Stated exercise:
Leaving out the pictures, retype the lines from the beginning of the listing through the line containing "W, H = 1050, 797".
Start Supplied information
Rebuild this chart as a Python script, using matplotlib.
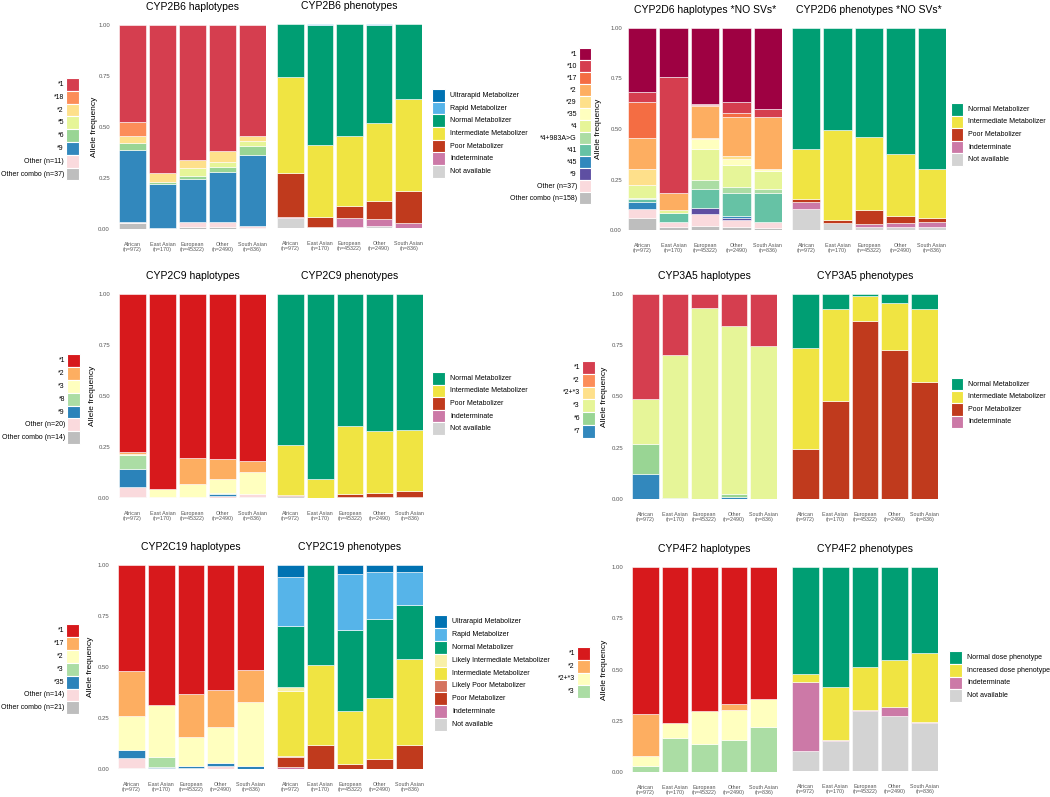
import matplotlib
matplotlib.use('Agg')
import matplotlib.pyplot as plt
from matplotlib.patches import Rectangle
import numpy as np

plt.rcParams['font.family'] = ['Liberation Sans', 'DejaVu Sans']

W, H = 1050, 797

pops = ['African\n(n=972)', 'East Asian\n(n=170)', 'European\n(n=45322)',
        'Other\n(n=2490)', 'South Asian\n(n=836)']

# phenotype colours
pheno_col = {
    'Ultrarapid Metabolizer': '#0072B2',
    'Rapid Metabolizer': '#56B4E9',
    'Normal Metabolizer': '#009E73',
    'Likely Intermediate Metabolizer': '#F8F0A8',
    'Intermediate Metabolizer': '#F0E442',
    'Likely Poor Metabolizer': '#D5735E',
    'Poor Metabolizer': '#C03A1D',
    'Indeterminate': '#CC79A7',
    'Not available': '#D3D3D3',
    'Normal dose phenotype': '#009E73',
    'Increased dose phenotype': '#F0E442',
}
other_col = '#FADADD'
combo_col = '#BEBEBE'

# ---------------- data (segment values, legend order = top to bottom) ----------
cyp2b6_hap = {
    '*1': [0.475, 0.727, 0.663, 0.616, 0.544],
    '*18': [0.069, 0, 0, 0, 0],
    '*2': [0.036, 0.044, 0.037, 0.054, 0.026],
    '*5': [0, 0, 0.039, 0.025, 0.023],
    '*6': [0.033, 0.01, 0.018, 0.026, 0.043],
    '*9': [0.352, 0.214, 0.21, 0.246, 0.348],
    'Other (n=11)': [0.005, 0.002, 0.023, 0.023, 0.011],
    'Other combo (n=37)': [0.03, 0.003, 0.01, 0.01, 0.005],
}
cyp2b6_hap_col = ['#D53E4F', '#FC8D59', '#FEE08B', '#E6F598', '#99D594', '#3288BD', other_col, combo_col]

cyp2b6_phe = {
    'Ultrarapid Metabolizer': [0, 0, 0, 0, 0],
    'Rapid Metabolizer': [0, 0.007, 0, 0.003, 0],
    'Normal Metabolizer': [0.26, 0.588, 0.547, 0.482, 0.366],
    'Intermediate Metabolizer': [0.47, 0.353, 0.345, 0.385, 0.451],
    'Poor Metabolizer': [0.214, 0.047, 0.058, 0.084, 0.157],
    'Indeterminate': [0.009, 0.005, 0.045, 0.038, 0.026],
    'Not available': [0.047, 0, 0.005, 0.008, 0],
}

cyp2d6_hap = {
    '*1': [0.317, 0.241, 0.376, 0.366, 0.403],
    '*10': [0.048, 0.574, 0.003, 0.056, 0.036],
    '*17': [0.181, 0, 0.005, 0.019, 0],
    '*2': [0.152, 0.088, 0.159, 0.194, 0.261],
    '*29': [0.081, 0, 0.005, 0.012, 0],
    '*35': [0, 0, 0.049, 0.03, 0.006],
    '*4': [0.063, 0.014, 0.155, 0.112, 0.093],
    '*4+983A>G': [0.007, 0, 0.043, 0.026, 0.019],
    '*41': [0.012, 0.043, 0.094, 0.116, 0.141],
    '*45': [0.035, 0, 0, 0.008, 0],
    '*9': [0, 0, 0.033, 0.011, 0],
    'Other (n=37)': [0.043, 0.023, 0.058, 0.033, 0.029],
    'Other combo (n=158)': [0.061, 0.017, 0.02, 0.017, 0.012],
}
cyp2d6_hap_col = ['#9E0142', '#D53E4F', '#F46D43', '#FDAE61', '#FEE08B', '#FFFFBF',
                  '#E6F598', '#ABDDA4', '#66C2A5', '#3288BD', '#5E4FA2', other_col, combo_col]

cyp2d6_phe = {
    'Normal Metabolizer': [0.601, 0.506, 0.539, 0.624, 0.70],
    'Intermediate Metabolizer': [0.246, 0.445, 0.364, 0.307, 0.242],
    'Poor Metabolizer': [0.013, 0.013, 0.066, 0.034, 0.017],
    'Indeterminate': [0.036, 0, 0.015, 0.019, 0.028],
    'Not available': [0.104, 0.036, 0.016, 0.016, 0.013],
}

cyp2c9_hap = {
    '*1': [0.775, 0.954, 0.802, 0.809, 0.817],
    '*2': [0.01, 0, 0.128, 0.098, 0.054],
    '*3': [0.006, 0.041, 0.063, 0.068, 0.109],
    '*8': [0.067, 0, 0, 0.005, 0],
    '*9': [0.09, 0, 0, 0.01, 0],
    'Other (n=20)': [0.047, 0.003, 0.007, 0.01, 0.017],
    'Other combo (n=14)': [0.005, 0.002, 0, 0, 0.003],
}
cyp2c9_hap_col = ['#D7191C', '#FDAE61', '#FFFFBF', '#ABDDA4', '#2B83BA', other_col, combo_col]

cyp2c9_phe = {
    'Normal Metabolizer': [0.74, 0.908, 0.645, 0.67, 0.668],
    'Intermediate Metabolizer': [0.246, 0.092, 0.334, 0.305, 0.298],
    'Poor Metabolizer': [0.003, 0, 0.018, 0.02, 0.031],
    'Indeterminate': [0.003, 0, 0.003, 0.003, 0.003],
    'Not available': [0.008, 0, 0, 0.002, 0],
}

cyp3a5_hap = {
    '*1': [0.511, 0.298, 0.068, 0.158, 0.252],
    '*2': [0, 0, 0, 0, 0],
    '*2+*3': [0, 0, 0, 0, 0],
    '*3': [0.222, 0.699, 0.932, 0.816, 0.748],
    '*6': [0.147, 0, 0, 0.015, 0],
    '*7': [0.12, 0.003, 0, 0.011, 0],
}
cyp3a5_hap_col = ['#D53E4F', '#FC8D59', '#FEE08B', '#E6F598', '#99D594', '#3288BD']

cyp3a5_phe = {
    'Normal Metabolizer': [0.265, 0.072, 0.008, 0.046, 0.073],
    'Intermediate Metabolizer': [0.489, 0.451, 0.124, 0.228, 0.357],
    'Poor Metabolizer': [0.246, 0.477, 0.868, 0.726, 0.57],
    'Indeterminate': [0, 0, 0, 0, 0],
}

cyp2c19_hap = {
    '*1': [0.518, 0.684, 0.63, 0.614, 0.515],
    '*17': [0.22, 0, 0.214, 0.182, 0.159],
    '*2': [0.168, 0.257, 0.14, 0.175, 0.31],
    '*3': [0, 0.051, 0, 0, 0],
    '*35': [0.042, 0.005, 0.01, 0.016, 0.014],
    'Other (n=14)': [0.045, 0, 0.006, 0.013, 0.002],
    'Other combo (n=21)': [0.007, 0.003, 0, 0, 0],
}
cyp2c19_hap_col = ['#D7191C', '#FDAE61', '#FFFFBF', '#ABDDA4', '#2B83BA', other_col, combo_col]

cyp2c19_phe = {
    'Ultrarapid Metabolizer': [0.06, 0, 0.044, 0.033, 0.034],
    'Rapid Metabolizer': [0.237, 0, 0.273, 0.23, 0.162],
    'Normal Metabolizer': [0.299, 0.49, 0.397, 0.389, 0.266],
    'Likely Intermediate Metabolizer': [0.023, 0, 0, 0, 0],
    'Intermediate Metabolizer': [0.316, 0.392, 0.261, 0.299, 0.422],
    'Likely Poor Metabolizer': [0.006, 0, 0, 0, 0],
    'Poor Metabolizer': [0.051, 0.118, 0.025, 0.047, 0.116],
    'Indeterminate': [0.008, 0, 0, 0.002, 0],
    'Not available': [0, 0, 0, 0, 0],
}

cyp4f2_hap = {
    '*1': [0.719, 0.759, 0.70, 0.67, 0.644],
    '*2': [0.201, 0, 0, 0.028, 0],
    '*2+*3': [0.051, 0.076, 0.163, 0.147, 0.136],
    '*3': [0.029, 0.165, 0.137, 0.155, 0.22],
}
cyp4f2_hap_col = ['#D7191C', '#FDAE61', '#FFFFBF', '#ABDDA4']

cyp4f2_phe = {
    'Normal dose phenotype': [0.523, 0.588, 0.49, 0.456, 0.42],
    'Increased dose phenotype': [0.039, 0.26, 0.211, 0.23, 0.34],
    'Indeterminate': [0.338, 0.005, 0.003, 0.043, 0.006],
    'Not available': [0.1, 0.147, 0.296, 0.271, 0.234],
}

fig = plt.figure(figsize=(W / 100, H / 100), dpi=100)


def fx(x):
    return x / W


def fy(y):
    return 1 - y / H


def panel(box, data, colors, title, hap, ytick_gap=9, ylab_x=None):
    x0, y0, x1, y1 = box
    ax = fig.add_axes([fx(x0), fy(y1), (x1 - x0) / W, (y1 - y0) / H])
    x = np.arange(len(pops))
    bottom = np.zeros(len(pops))
    labels = list(data.keys())
    # last legend entry sits at the bottom of the stack
    for lab, col in zip(labels[::-1], colors[::-1]):
        v = np.array(data[lab], dtype=float)
        m = v > 0
        ax.bar(x[m], v[m], 0.9, bottom=bottom[m], color=col,
               edgecolor='white', linewidth=0.4)
        bottom += v
    ax.set_xlim(-0.45, 4.45)
    ax.set_ylim(0, 1)
    for s in ax.spines.values():
        s.set_visible(False)
    ax.set_xticks(x)
    ax.set_xticklabels(pops, fontsize=3.9, color='#555555', linespacing=1.05)
    ax.tick_params(axis='x', length=0, pad=9.5)
    if hap:
        ax.set_yticks([0, 0.25, 0.5, 0.75, 1])
        ax.set_yticklabels(['0.00', '0.25', '0.50', '0.75', '1.00'], fontsize=4.3, color='#555555')
        ax.tick_params(axis='y', length=0, pad=ytick_gap * 0.72)
        fig.text(fx(ylab_x), fy((y0 + y1) / 2), 'Allele frequency', rotation=90,
                 ha='center', va='center', fontsize=6)
    else:
        ax.set_yticks([])
    fig.text(fx((x0 + x1) / 2), fy(y0 - 18), title, ha='center', va='center', fontsize=7.5)
    return ax


def legend(x0, y0, step, labels, colors, left, sw=13):
    for i, (lab, col) in enumerate(zip(labels, colors)):
        y = y0 + i * step
        fig.patches.append(Rectangle((fx(x0), fy(y + step)), sw / W, step / H,
                                     transform=fig.transFigure, facecolor=col,
                                     edgecolor='white', linewidth=0.8))
        if left:
            fig.text(fx(x0 - 2), fy(y + step / 2), lab, ha='right', va='center', fontsize=5)
        else:
            fig.text(fx(x0 + sw + 5), fy(y + step / 2), lab, ha='left', va='center', fontsize=5)


def pcols(d):
    return [pheno_col[k] for k in d]


# row 1
panel((119, 25, 266, 229), cyp2b6_hap, cyp2b6_hap_col, 'CYP2B6 haplotypes', True, 9, 94)
legend(66, 78, 12.8, list(cyp2b6_hap), cyp2b6_hap_col, True)
panel((277, 24, 422, 228), cyp2b6_phe, pcols(cyp2b6_phe), 'CYP2B6 phenotypes', False)
legend(432, 89, 12.7, list(cyp2b6_phe), pcols(cyp2b6_phe), False)

panel((628, 28, 782, 230), cyp2d6_hap, cyp2d6_hap_col, 'CYP2D6 haplotypes *NO SVs*', True, 6, 599)
legend(579, 48, 12.0, list(cyp2d6_hap), cyp2d6_hap_col, True, sw=12)
panel((792, 28, 946, 230), cyp2d6_phe, pcols(cyp2d6_phe), 'CYP2D6 phenotypes *NO SVs*', False)
legend(951, 103, 12.6, list(cyp2d6_phe), pcols(cyp2d6_phe), False, sw=12)

# row 2
panel((119, 294, 266, 498), cyp2c9_hap, cyp2c9_hap_col, 'CYP2C9 haplotypes', True, 9, 93)
legend(67, 354, 12.9, list(cyp2c9_hap), cyp2c9_hap_col, True)
panel((277, 294, 423, 498), cyp2c9_phe, pcols(cyp2c9_phe), 'CYP2C9 phenotypes', False)
legend(432, 372, 12.6, list(cyp2c9_phe), pcols(cyp2c9_phe), False)

panel((632, 294, 777, 499), cyp3a5_hap, cyp3a5_hap_col, 'CYP3A5 haplotypes', True, 9, 605)
legend(582, 361, 12.8, list(cyp3a5_hap), cyp3a5_hap_col, True)
panel((792, 294, 938, 499), cyp3a5_phe, pcols(cyp3a5_phe), 'CYP3A5 phenotypes', False)
legend(951, 378, 12.5, list(cyp3a5_phe), pcols(cyp3a5_phe), False, sw=12)

# row 3
panel((118, 565, 264, 769), cyp2c19_hap, cyp2c19_hap_col, 'CYP2C19 haplotypes', True, 9, 91)
legend(66, 624, 12.9, list(cyp2c19_hap), cyp2c19_hap_col, True)
panel((277, 565, 423, 769), cyp2c19_phe, pcols(cyp2c19_phe), 'CYP2C19 phenotypes', False)
legend(434, 615, 12.9, list(cyp2c19_phe), pcols(cyp2c19_phe), False)

panel((632, 567, 777, 772), cyp4f2_hap, cyp4f2_hap_col, 'CYP4F2 haplotypes', True, 9, 605)
legend(577, 647, 12.75, list(cyp4f2_hap), cyp4f2_hap_col, True)
panel((792, 567, 938, 771), cyp4f2_phe, pcols(cyp4f2_phe), 'CYP4F2 phenotypes', False)
legend(949, 651, 12.75, list(cyp4f2_phe), pcols(cyp4f2_phe), False)

fig.savefig('out.png', dpi=100)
End Supplied information
The answer:
Rebuild this chart as a Python script, using matplotlib.
import matplotlib
matplotlib.use('Agg')
import matplotlib.pyplot as plt
from matplotlib.patches import Rectangle
import numpy as np

plt.rcParams['font.family'] = ['Liberation Sans', 'DejaVu Sans']

W, H = 1050, 797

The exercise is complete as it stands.